AME 441: Aircraft Design is divided into three parts of approximately four to five weeks each. Students will spend approximately one month in

• Conceptual Design

Students who have had experience building gas-powered or electric model aircraft, worked with Autocad or Pro-engineer, or used sensors and electronics in model rockets may have a slight edge in this semester's senior design course. On the other hand, all of the students in the Department of Aerospace and Mechanical Engineering at the University of Notre Dame are faced with the same challenge: to design a remote piloted aircraft which can carry a specified payload, take-off on grass in no more than 300 ft., and return and land safely.

The first part of the course, the "paper" design uses all of the spread sheets previously used by University aerospace engineering students. This is a very important part of the course as a portion of the grade for the entire course will be derived by how closely this design predicts the actual performance of the aircraft during flight tests.

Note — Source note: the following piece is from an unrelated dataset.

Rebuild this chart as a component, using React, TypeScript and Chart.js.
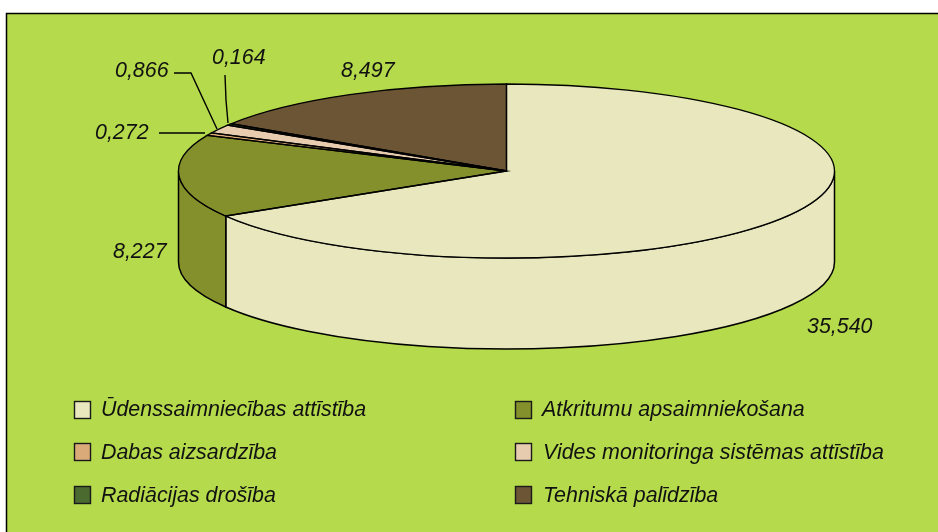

• Detailed Design and Fabrication

Once students have an initial concept, they will be required to generate a full set of plans on CAD systems in the departments design labs. In addition to drawings of individual components, they will be required to manufacture many of the parts they need with milling machines, also located in the design labs. Students will be graded on the quality of the drawings, including: detail, completeness, an explanation of the structure of the aircraft, readability, and correct graphic standards.

• Flight Tests

Can it fly? That's the question students hope to answer when they test their aircraft at the South Bend Model Aircraft Club flying field, approximately 30 minutes south of the Notre Dame campus. Each vehicle must pass a flight test that consists of maintaining velocity at a constant altitude and achieving a change in altitude through a minimum of a 100 ft. climb. All planes must feature a fixed main wing; house an electric motor powered by a battery power pack; include an internal cargo which consists of a "sport" propeller, an onboard microprocessor, and a digital radio control system with up to seven channels. During each flight, information from the microprocessor will be transmitted to a laptop computer located on the ground. Flight performance will be analyzed using the data collected during the performance. Each flight will also be video taped for a post-flight analysis.